I have passwordless access to a server. My user account has added in sudoers file for NOPASSWD usage for some services/daemons in /etc/init.d/.

I want to write a script to start or stop a daemon according to some test results. I had set a cron to run this script at a specific time. But it returns error "sudo: no tty present and no askpass program specified".

I can use the " sudo /etc/init.d/service name start/stop without password in terminal.I do not have root password.

I have double checked /etc/sudoers file. There is no "requiretty". I am using Ubuntu-10.04 , 2.6.32-24-generic.

Following are the active lines in sudoers:

Defaults        env_reset
root    ALL=(ALL) ALL
bijo ALL=NOPASSWD: /etc/init.d/apache2
%sudo ALL=(ALL) ALL
%admin ALL=(ALL) ALL
  • are you calling the script on the server or from your remote machine? May 19, 2011 at 8:29

4 Answers 4


If you are running the script as the same user as the one that has no password access then it should work correctly, i would make sure that the script is running as the correct user, I would also test the script by manually calling it as the right user.

You may also need to check that the following line doesn't exist in the sudoers file or that you have a further line which states your user doesn't require a TTY

Defaults requiretty

if that line is present you can either comment it out (not a good idea) its probably better to add the following in

Defaults:<USERNAME> !requiretty

where USERNAME is your user

  • Thank you for your reply. Sudoers file does not contain Defaults requiretty. I am using cron to run the script. If run the script manually, it works fine...
    – Bijo
    May 19, 2011 at 8:32
  • One more similar question: I have sudoers entry bijo ALL=NOPASSWD: /etc/init.d/apache2 and set a cron as */2 * * * * sudo /etc/init.d/apache2 start >>testingcrn.out 2>&1 Want to start/stop apache using cron. It return error "sudo: no tty present and no askpass program specified" in the output file testingcrn.out. Any Idea??
    – Bijo
    May 19, 2011 at 8:48
  • 1
    Are you sure about the requiretty line not being present ? I think its default on all major distros.
    – Sirex
    May 19, 2011 at 9:17
  • 1
    The only possibility, if it's not requiretty, is that your defined sudo line is not getting hit when it's called by cron due to a different PATH. Quick way to test, though; just set ALL=(ALL) NOPASSWD: ALL for the user running the crontab and see if the error still happens. If it does, your issue is requiretty; if it doesn't, your issue is probably PATH.
    – BMDan
    May 20, 2011 at 2:39

I think you need to use ssh -t

  • only if he is doing the command remotely from another server right? May 19, 2011 at 8:23
  • oops, i assumed its from a remote server, some how can't down vote my own answer May 19, 2011 at 8:25
  • he didnt specify what way he is triggering so it may still be valid May 19, 2011 at 8:26
  • Thank you for your reply. Where I can use it? I do not have root password. Plz help......
    – Bijo
    May 19, 2011 at 8:28
  • Bijo are you calling the script via cron on the server itself or from your local machine? May 19, 2011 at 8:30

That complaint message comes from part of the code which is asking for the password, so is complaining because without a tty, it can't disable echo. You can prove to yourself that you're in this code-path by setting the visiblepw option in sudoers, which will avoid that warning and let you see the password prompt.

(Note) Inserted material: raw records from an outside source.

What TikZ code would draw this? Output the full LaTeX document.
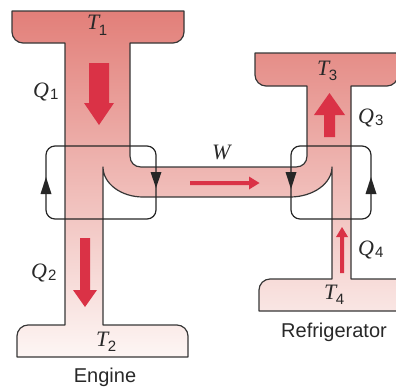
\documentclass[tikz,border=0pt]{standalone}
\usepackage{fontspec}
\newfontfamily\labelsans{Liberation Sans}
\newfontfamily\serifit{Liberation Serif Italic}
\usetikzlibrary{arrows.meta}
\definecolor{pipetop}{RGB}{226,127,121}
\definecolor{pipebot}{RGB}{253,246,244}
\definecolor{edgegray}{RGB}{55,55,55}
\definecolor{arrowred}{RGB}{218,50,70}
\definecolor{txt}{RGB}{40,40,40}
\newcommand\lbl[4]{{\serifit\fontsize{22}{22}\selectfont #1}\kern#4\raisebox{-#3}{\labelsans\fontsize{15}{15}\selectfont #2}}
\tikzset{
  pipeedge/.style={draw=edgegray, line width=1.2pt, line join=round},
  loopline/.style={draw=black!85, line width=1.2pt, rounded corners=9pt},
  looptip/.style={fill=black!85},
  redarrow/.style={fill=arrowred},
  mathlabel/.style={text=txt, inner sep=0pt, anchor=base west},
  caption/.style={text=txt, inner sep=0pt, font=\labelsans\fontsize{20}{20}\selectfont},
}
\begin{document}
\begin{tikzpicture}[x=1pt,y=-1pt]
\useasboundingbox (0,0) rectangle (396,388);
\clip (0,0) rectangle (396,388);
% pipe network (one closed outline)
\def\pipepath{(12,11) -- (184,11) -- (184,32) .. controls (184,38) and (179,43) .. (173,43)
 -- (130,43) -- (130,156) .. controls (130,162.5) and (134.5,167) .. (141,167)
 -- (296,167) .. controls (302.5,167) and (307,162.5) .. (307,156)
 -- (307,86) -- (266,86) .. controls (260,86) and (255,81) .. (255,75)
 -- (255,53) -- (398,53) -- (398,75) .. controls (398,81) and (393,86) .. (387,86)
 -- (351,86) -- (351,279) -- (402,279) -- (402,311) -- (259,311)
 -- (259,290) .. controls (259,284) and (264,279) .. (270,279)
 -- (332,279) -- (332,167) .. controls (332,183.5) and (313,197) .. (290,197)
 -- (143,197) .. controls (121,197) and (103,183.5) .. (103,167)
 -- (103,325) -- (177,325) .. controls (183,325) and (188,330) .. (188,336)
 -- (188,357) -- (17,357) -- (17,336) .. controls (17,330) and (22,325) .. (28,325)
 -- (65,325) -- (65,43) -- (23,43) .. controls (17,43) and (12,38) .. (12,32) -- cycle}
\shade[top color=pipetop, bottom color=pipebot] \pipepath;
\path[pipeedge] \pipepath;
% red flow arrows
\fill[redarrow] (89,63) -- (109,63) -- (109,103) -- (114,103) -- (99,125) -- (84,103) -- (89,103) -- cycle;
\fill[redarrow] (80,238) -- (90,238) -- (90,290) -- (97,290) -- (85,307) -- (73,290) -- (80,290) -- cycle;
\fill[redarrow] (190,181) -- (249,181) -- (249,176.5) -- (259.5,183) -- (249,189.5) -- (249,185) -- (190,185) -- cycle;
\fill[redarrow] (324,137) -- (335,137) -- (335,115) -- (345,115) -- (329.5,93) -- (314,115) -- (324,115) -- cycle;
\fill[redarrow] (340,273) -- (344,273) -- (344,237) -- (348,237) -- (342,227) -- (336,237) -- (340,237) -- cycle;
% cycle loops
\path[loopline] (46,146) rectangle (156,219);
\path[loopline] (291,146) rectangle (371,219);
\fill[looptip] (46,177) -- (51.5,194) -- (40.5,194) -- cycle;
\fill[looptip] (156,188) -- (161.5,172) -- (150.5,172) -- cycle;
\fill[looptip] (291,189) -- (296.5,172) -- (285.5,172) -- cycle;
\fill[looptip] (371,177) -- (376.5,194) -- (365.5,194) -- cycle;
% labels
\node[mathlabel] (t1) at (87,29) {\lbl{T}{1}{6pt}{-0.5pt}};
\node[mathlabel] (q1) at (33,97) {\lbl{Q}{1}{2.5pt}{1pt}};
\node[mathlabel] (q2) at (31,278) {\lbl{Q}{2}{2.5pt}{1pt}};
\node[mathlabel] (t2) at (96,346) {\lbl{T}{2}{5.5pt}{-0.5pt}};
\node[mathlabel] (w) at (212,159) {{\serifit\fontsize{22}{22}\selectfont W}};
\node[mathlabel] (t3) at (317,75) {\lbl{T}{3}{5.5pt}{-0.5pt}};
\node[mathlabel] (q3) at (358,123) {\lbl{Q}{3}{2.5pt}{1pt}};
\node[mathlabel] (q4) at (358,255) {\lbl{Q}{4}{2.5pt}{1pt}};
\node[mathlabel] (t4) at (324,299) {\lbl{T}{4}{5.5pt}{-0.5pt}};
\node[caption] (eng) at (105,377) {Engine};
\node[caption] (ref) at (334,332) {Refrigerator};
\end{tikzpicture}
\end{document}
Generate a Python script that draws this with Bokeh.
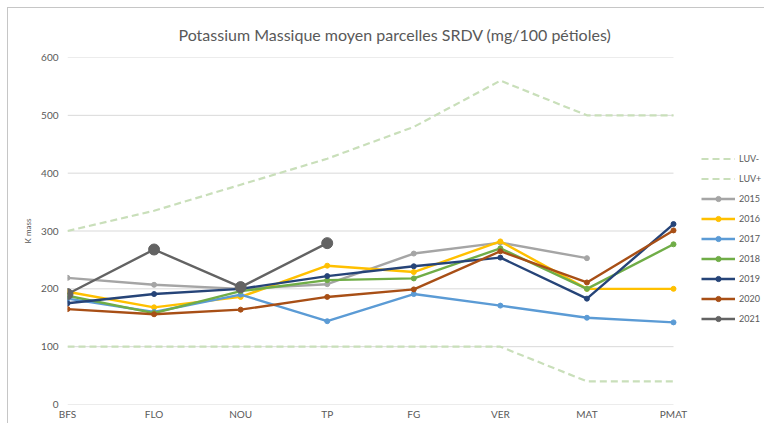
import math
from bokeh.plotting import figure
from bokeh.models import (ColumnDataSource, Legend, LegendItem, FixedTicker,
                          Range1d, Title)
from bokeh.embed import file_html
from bokeh.resources import INLINE

# ---------------- data ----------------
categories = ["BFS", "FLO", "NOU", "TP", "FG", "VER", "MAT", "PMAT"]
luv_minus = [100, 100, 100, 100, 100, 100, 40, 40]
luv_plus = [300, 335, 380, 425, 480, 560, 500, 500]
nan = float("nan")
s2015 = [219, 207, 200, 208, 261, 280, 253, nan]
s2016 = [195, 168, 186, 240, 229, 282, 200, 200]
s2017 = [183, 160, 190, 144, 191, 171, 150, 142]
s2018 = [188, 158, 196, 215, 218, 270, 200, 277]
s2019 = [175, 191, 200, 222, 239, 254, 183, 312]
s2020 = [165, 156, 164, 186, 199, 265, 211, 301]
s2021 = [191, 268, 203, 279, nan, nan, nan, nan]
y_ticks = [0, 100, 200, 300, 400, 500, 600]

title_text = "Potassium Massique moyen parcelles SRDV (mg/100 pétioles)"
y_label = "K mass"

FONT = "Lato"
TXT = "#595959"

# layout (pixels)
W, H = 757, 416
LEFT, TOP, BOTTOM = 59, 49, 20
PLOT_W = 606            # width used by the categories
FRAME_W = W - LEFT      # frame extends under the legend area

n = len(categories)
p = figure(width=W, height=H, output_backend="svg", toolbar_location=None,
           min_border_left=LEFT, min_border_right=0, min_border_top=TOP,
           min_border_bottom=BOTTOM)
p.x_range = Range1d(0, (n - 1) * FRAME_W / PLOT_W)
p.y_range = Range1d(min(y_ticks), max(y_ticks))
p.outline_line_color = None
p.background_fill_color = "white"
p.border_fill_color = "white"
p.styles = {"margin-left": "7px", "margin-top": "7px",
            "border-top": "1px solid #c6c6c6", "border-left": "1px solid #c6c6c6"}

t = Title(text=title_text, align="left", offset=111, text_font=FONT,
          text_font_size="16px", text_font_style="normal", text_color=TXT,
          standoff=27)
p.add_layout(t, "above")

# axes
p.xaxis.ticker = FixedTicker(ticks=list(range(n)))
p.xaxis.major_label_overrides = {i: c for i, c in enumerate(categories)}
p.yaxis.ticker = FixedTicker(ticks=y_ticks)
for ax in (p.xaxis, p.yaxis):
    ax.axis_line_color = None
    ax.major_tick_line_color = None
    ax.minor_tick_line_color = None
    ax.major_tick_out = 0
    ax.major_tick_in = 0
    ax.minor_tick_out = 0
    ax.minor_tick_in = 0
    ax.major_label_text_font = FONT
    ax.major_label_text_font_size = "10px"
    ax.major_label_text_color = TXT
p.xaxis.major_label_standoff = 3
p.yaxis.major_label_standoff = 9
p.yaxis.axis_label = y_label
p.yaxis.axis_label_text_font = FONT
p.yaxis.axis_label_text_font_size = "8px"
p.yaxis.axis_label_text_font_style = "normal"
p.yaxis.axis_label_text_color = TXT
p.yaxis.axis_label_standoff = 5

# horizontal gridlines spanning the category area only
p.xgrid.grid_line_color = None
p.ygrid.grid_line_color = None
p.segment(x0=[0] * len(y_ticks), x1=[n - 1] * len(y_ticks),
          y0=y_ticks, y1=y_ticks, line_color="#d9d9d9", line_width=1)

x = list(range(n))

items = []
luv_col = "#c9dfba"
for name, vals in (("LUV-", luv_minus), ("LUV+", luv_plus)):
    src = ColumnDataSource(dict(x=x, y=vals))
    r = p.line("x", "y", source=src, line_color=luv_col, line_width=2.2,
               line_dash="7 4")
    items.append(LegendItem(label=name, renderers=[r]))

series = [
    ("2015", s2015, "#a5a5a5", 5),
    ("2016", s2016, "#ffc000", 5),
    ("2017", s2017, "#5b9bd5", 5),
    ("2018", s2018, "#70ad47", 5),
    ("2019", s2019, "#264478", 5),
    ("2020", s2020, "#a84f16", 5),
    ("2021", s2021, "#636363", 11),
]
for name, vals, col, ms in series:
    src = ColumnDataSource(dict(x=x, y=vals))
    rl = p.line("x", "y", source=src, line_color=col, line_width=2.4)
    rs = p.scatter("x", "y", source=src, marker="circle", size=ms,
                   fill_color=col, line_color=col)
    items.append(LegendItem(label=name, renderers=[rl, rs]))

legend = Legend(items=items, location=(634, 76), orientation="vertical",
                glyph_width=34, glyph_height=13, label_height=20, spacing=0,
                padding=0, margin=0, label_standoff=4,
                label_text_font=FONT, label_text_font_size="9px",
                label_text_color=TXT, border_line_color=None,
                background_fill_alpha=0)
p.add_layout(legend, "center")

open("out.html", "w").write(file_html(p, INLINE))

So ultimately, something is wrong with the NOPASSWD: control.

When multiple rules in sudoers match, the last match is used, not the most specific. So user bijo is in %sudo or %admin; thus the NOPASSWD: control is not applied.

Did your testing at the command-line happen before you logged out/in after adding yourself to one of those groups?


Add Defaults !requiretty line to the bottom of the file. This will explicitly turn off requiretty for everything.